My cousin and my aunt came over to visit. My aunt is my dad's oldest sister. As soon as she came into my place, tears of joy began to well. She was so happy to see that I was still chubby and looked relatively the same. She said she was so relieved to see that I wasn't frail looking. She said her prayers were answered and her heart was at peace now that she had seen me in person. Her husband, my uncle, has difficulty walking in his old age and is confined at home. So I went home with my aunt to see my uncle. He immediately began to tear up as I walked in the door. He said the same thing to me- how much better he felt as soon as he saw me. He said, except for the bald head, I looked pretty much the same. Later that night, I went to the AAA boys basketball final with a buddy. I ran into my co-worker Kary there. He had a big smile on his face when he saw that I was doing well. He told me he was gonna call up some of the guys from work and let them know. The relief that I saw on those 3 faces yesterday made me realize that there are a lot of people out there worried about me. Cancer will always bring about that kind of worry. I think I need to be more intentional in meeting up with people and giving a live status report. I guess it's easy to hide behind a blog or post a pic here and there and expect people to think I am ok. I start day 1 of round 3 tomorrow. Day 6 and 7 are usually my worst days and days 7-10 is when I need to watch myself around germs and public places. Outside of that, I want to make sure people in my life know I am ok by actually seeing me. It is all about the NOW- not the later. I suggested to June maybe we should throw a big party this week and invite everyone. She said no. No party, but definitely a coffee or a phone call might be cool.
Matthew 6:34- Therefore do not worry about tomorrow, for tomorrow will worry about itself. Each day has enough trouble of its own.

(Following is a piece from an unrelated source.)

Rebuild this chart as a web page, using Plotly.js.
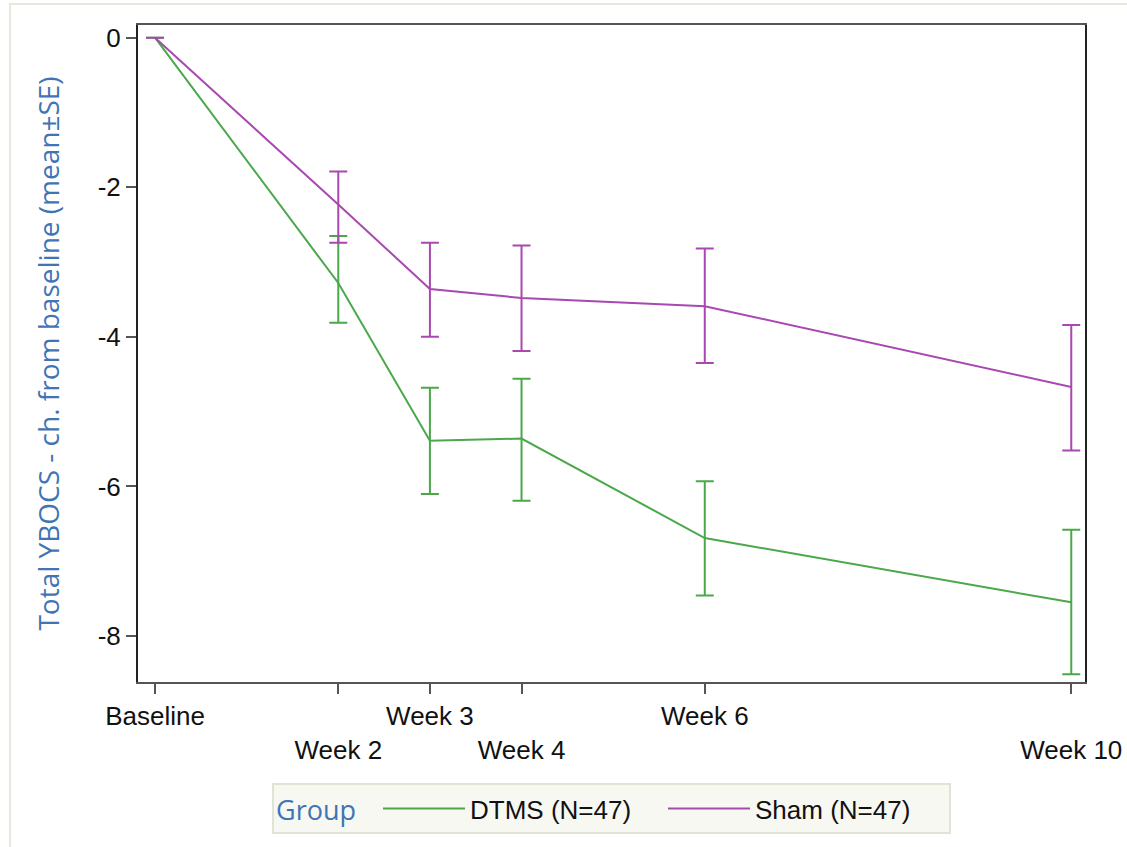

My prayer: Dear God, I thank you for surrounding my life with such amazing people. Great friends and family members that I love and who love me back. I realize that many of them are worried about cancer and what it is doing to me. I pray Lord that you give them peace. The same peace that June and I have experienced through your love and grace the last few months. The peace that comes from knowing You. This peace I now ask to be over my friends and family. A peace that they can also come to experience in their own lives, when they are faced with trials and hardships. Thank you Lord for your love that transcends all understanding. I pray in the name of Your Son, Jesus, Amen.